● **INFORMATION SHOWN**:
+-------+
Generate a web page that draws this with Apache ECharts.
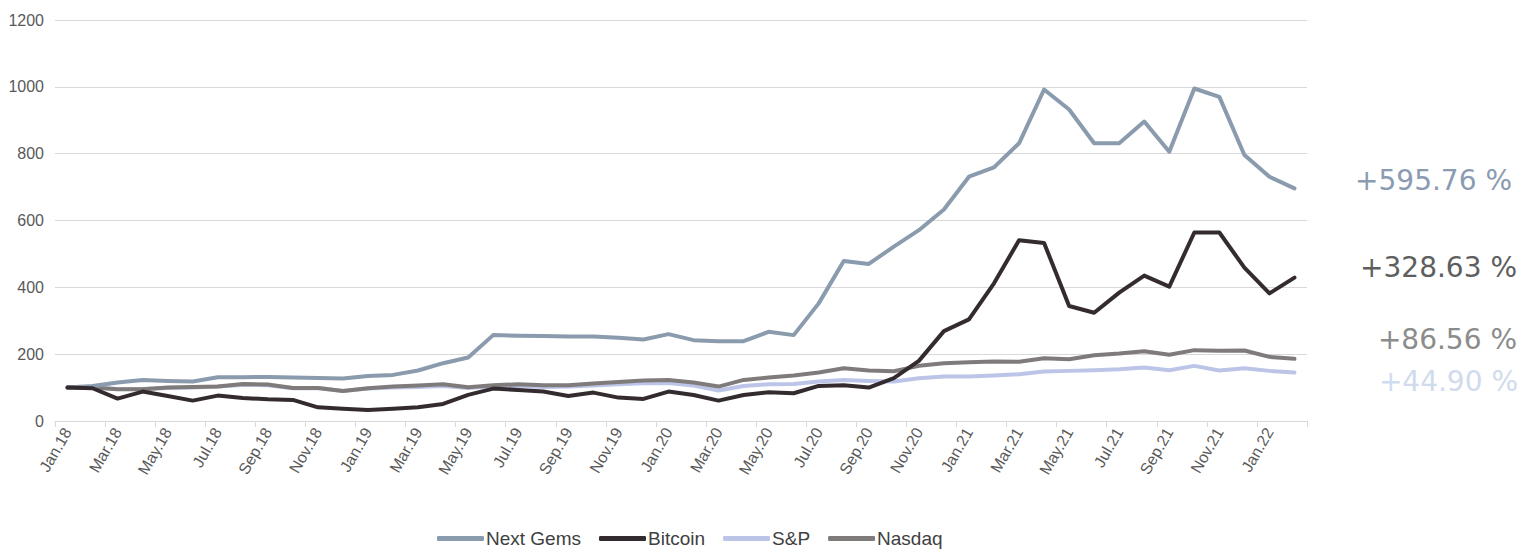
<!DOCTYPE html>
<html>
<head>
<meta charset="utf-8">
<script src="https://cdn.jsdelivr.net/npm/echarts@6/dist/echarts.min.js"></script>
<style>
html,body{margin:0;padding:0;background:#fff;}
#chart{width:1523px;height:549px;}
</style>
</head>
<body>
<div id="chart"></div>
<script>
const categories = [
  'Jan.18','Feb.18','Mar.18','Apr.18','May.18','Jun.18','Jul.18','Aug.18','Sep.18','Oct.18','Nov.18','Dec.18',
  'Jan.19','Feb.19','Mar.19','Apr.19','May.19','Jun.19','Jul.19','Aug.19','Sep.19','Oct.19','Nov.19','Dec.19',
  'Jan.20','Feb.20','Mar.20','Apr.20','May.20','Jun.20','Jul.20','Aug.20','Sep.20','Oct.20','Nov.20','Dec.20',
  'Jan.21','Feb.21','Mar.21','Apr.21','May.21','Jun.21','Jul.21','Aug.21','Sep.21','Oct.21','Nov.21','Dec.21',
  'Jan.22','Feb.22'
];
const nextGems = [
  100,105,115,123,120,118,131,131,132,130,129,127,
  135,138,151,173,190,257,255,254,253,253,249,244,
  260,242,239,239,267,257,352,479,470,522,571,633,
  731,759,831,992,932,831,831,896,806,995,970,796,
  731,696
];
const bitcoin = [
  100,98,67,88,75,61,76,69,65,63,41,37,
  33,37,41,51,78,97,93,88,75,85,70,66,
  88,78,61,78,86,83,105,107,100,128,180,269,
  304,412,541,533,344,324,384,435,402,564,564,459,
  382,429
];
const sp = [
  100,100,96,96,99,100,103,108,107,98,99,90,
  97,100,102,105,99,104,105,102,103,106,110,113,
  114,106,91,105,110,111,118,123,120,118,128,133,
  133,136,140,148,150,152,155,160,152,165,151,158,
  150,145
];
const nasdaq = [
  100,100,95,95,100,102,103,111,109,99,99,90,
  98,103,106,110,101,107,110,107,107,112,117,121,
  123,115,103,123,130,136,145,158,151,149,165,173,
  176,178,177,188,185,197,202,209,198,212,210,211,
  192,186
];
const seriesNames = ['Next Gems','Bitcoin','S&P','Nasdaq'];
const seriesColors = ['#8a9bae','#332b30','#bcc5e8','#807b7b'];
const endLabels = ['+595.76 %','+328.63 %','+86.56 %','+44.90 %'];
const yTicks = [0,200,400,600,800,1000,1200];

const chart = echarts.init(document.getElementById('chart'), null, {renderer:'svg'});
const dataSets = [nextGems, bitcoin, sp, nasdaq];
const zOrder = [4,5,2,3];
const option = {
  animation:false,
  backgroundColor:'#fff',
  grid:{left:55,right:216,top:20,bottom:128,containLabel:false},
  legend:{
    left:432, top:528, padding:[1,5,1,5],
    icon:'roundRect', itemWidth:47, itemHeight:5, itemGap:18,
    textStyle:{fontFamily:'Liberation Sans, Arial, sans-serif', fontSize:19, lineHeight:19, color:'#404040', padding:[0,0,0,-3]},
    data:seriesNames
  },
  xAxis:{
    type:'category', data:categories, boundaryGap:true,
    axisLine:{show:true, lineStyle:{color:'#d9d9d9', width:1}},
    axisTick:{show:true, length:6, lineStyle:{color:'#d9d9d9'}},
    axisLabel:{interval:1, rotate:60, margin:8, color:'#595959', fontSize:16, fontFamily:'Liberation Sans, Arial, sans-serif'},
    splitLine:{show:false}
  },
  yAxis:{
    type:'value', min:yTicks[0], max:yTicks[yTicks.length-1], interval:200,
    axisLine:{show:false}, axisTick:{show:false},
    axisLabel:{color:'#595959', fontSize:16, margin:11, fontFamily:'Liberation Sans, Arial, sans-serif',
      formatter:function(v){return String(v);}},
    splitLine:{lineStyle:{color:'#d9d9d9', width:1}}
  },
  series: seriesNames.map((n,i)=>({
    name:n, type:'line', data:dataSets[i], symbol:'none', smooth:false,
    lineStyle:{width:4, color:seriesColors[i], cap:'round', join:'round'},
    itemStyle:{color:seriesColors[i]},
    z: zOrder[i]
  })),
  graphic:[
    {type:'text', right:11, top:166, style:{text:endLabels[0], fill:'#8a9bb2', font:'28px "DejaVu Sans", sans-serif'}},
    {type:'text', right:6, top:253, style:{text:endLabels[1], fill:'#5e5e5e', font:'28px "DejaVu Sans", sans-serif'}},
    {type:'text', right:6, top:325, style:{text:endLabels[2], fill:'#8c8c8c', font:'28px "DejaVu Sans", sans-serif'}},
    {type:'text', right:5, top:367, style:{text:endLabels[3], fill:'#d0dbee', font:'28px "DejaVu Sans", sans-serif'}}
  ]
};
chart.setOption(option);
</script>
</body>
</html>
+-------+
● **PROBLEM DESCRIPTION**:
Leaving the pictures aside, transcribe the entire listing exactly.

● **EXERCISE RESULT**:
Generate a web page that draws this with Apache ECharts.
<!DOCTYPE html>
<html>
<head>
<meta charset="utf-8">
<script src="https://cdn.jsdelivr.net/npm/echarts@6/dist/echarts.min.js"></script>
<style>
html,body{margin:0;padding:0;background:#fff;}
#chart{width:1523px;height:549px;}
</style>
</head>
<body>
<div id="chart"></div>
<script>
const categories = [
  'Jan.18','Feb.18','Mar.18','Apr.18','May.18','Jun.18','Jul.18','Aug.18','Sep.18','Oct.18','Nov.18','Dec.18',
  'Jan.19','Feb.19','Mar.19','Apr.19','May.19','Jun.19','Jul.19','Aug.19','Sep.19','Oct.19','Nov.19','Dec.19',
  'Jan.20','Feb.20','Mar.20','Apr.20','May.20','Jun.20','Jul.20','Aug.20','Sep.20','Oct.20','Nov.20','Dec.20',
  'Jan.21','Feb.21','Mar.21','Apr.21','May.21','Jun.21','Jul.21','Aug.21','Sep.21','Oct.21','Nov.21','Dec.21',
  'Jan.22','Feb.22'
];
const nextGems = [
  100,105,115,123,120,118,131,131,132,130,129,127,
  135,138,151,173,190,257,255,254,253,253,249,244,
  260,242,239,239,267,257,352,479,470,522,571,633,
  731,759,831,992,932,831,831,896,806,995,970,796,
  731,696
];
const bitcoin = [
  100,98,67,88,75,61,76,69,65,63,41,37,
  33,37,41,51,78,97,93,88,75,85,70,66,
  88,78,61,78,86,83,105,107,100,128,180,269,
  304,412,541,533,344,324,384,435,402,564,564,459,
  382,429
];
const sp = [
  100,100,96,96,99,100,103,108,107,98,99,90,
  97,100,102,105,99,104,105,102,103,106,110,113,
  114,106,91,105,110,111,118,123,120,118,128,133,
  133,136,140,148,150,152,155,160,152,165,151,158,
  150,145
];
const nasdaq = [
  100,100,95,95,100,102,103,111,109,99,99,90,
  98,103,106,110,101,107,110,107,107,112,117,121,
  123,115,103,123,130,136,145,158,151,149,165,173,
  176,178,177,188,185,197,202,209,198,212,210,211,
  192,186
];
const seriesNames = ['Next Gems','Bitcoin','S&P','Nasdaq'];
const seriesColors = ['#8a9bae','#332b30','#bcc5e8','#807b7b'];
const endLabels = ['+595.76 %','+328.63 %','+86.56 %','+44.90 %'];
const yTicks = [0,200,400,600,800,1000,1200];

const chart = echarts.init(document.getElementById('chart'), null, {renderer:'svg'});
const dataSets = [nextGems, bitcoin, sp, nasdaq];
const zOrder = [4,5,2,3];
const option = {
  animation:false,
  backgroundColor:'#fff',
  grid:{left:55,right:216,top:20,bottom:128,containLabel:false},
  legend:{
    left:432, top:528, padding:[1,5,1,5],
    icon:'roundRect', itemWidth:47, itemHeight:5, itemGap:18,
    textStyle:{fontFamily:'Liberation Sans, Arial, sans-serif', fontSize:19, lineHeight:19, color:'#404040', padding:[0,0,0,-3]},
    data:seriesNames
  },
  xAxis:{
    type:'category', data:categories, boundaryGap:true,
    axisLine:{show:true, lineStyle:{color:'#d9d9d9', width:1}},
    axisTick:{show:true, length:6, lineStyle:{color:'#d9d9d9'}},
    axisLabel:{interval:1, rotate:60, margin:8, color:'#595959', fontSize:16, fontFamily:'Liberation Sans, Arial, sans-serif'},
    splitLine:{show:false}
  },
  yAxis:{
    type:'value', min:yTicks[0], max:yTicks[yTicks.length-1], interval:200,
    axisLine:{show:false}, axisTick:{show:false},
    axisLabel:{color:'#595959', fontSize:16, margin:11, fontFamily:'Liberation Sans, Arial, sans-serif',
      formatter:function(v){return String(v);}},
    splitLine:{lineStyle:{color:'#d9d9d9', width:1}}
  },
  series: seriesNames.map((n,i)=>({
    name:n, type:'line', data:dataSets[i], symbol:'none', smooth:false,
    lineStyle:{width:4, color:seriesColors[i], cap:'round', join:'round'},
    itemStyle:{color:seriesColors[i]},
    z: zOrder[i]
  })),
  graphic:[
    {type:'text', right:11, top:166, style:{text:endLabels[0], fill:'#8a9bb2', font:'28px "DejaVu Sans", sans-serif'}},
    {type:'text', right:6, top:253, style:{text:endLabels[1], fill:'#5e5e5e', font:'28px "DejaVu Sans", sans-serif'}},
    {type:'text', right:6, top:325, style:{text:endLabels[2], fill:'#8c8c8c', font:'28px "DejaVu Sans", sans-serif'}},
    {type:'text', right:5, top:367, style:{text:endLabels[3], fill:'#d0dbee', font:'28px "DejaVu Sans", sans-serif'}}
  ]
};
chart.setOption(option);
</script>
</body>
</html>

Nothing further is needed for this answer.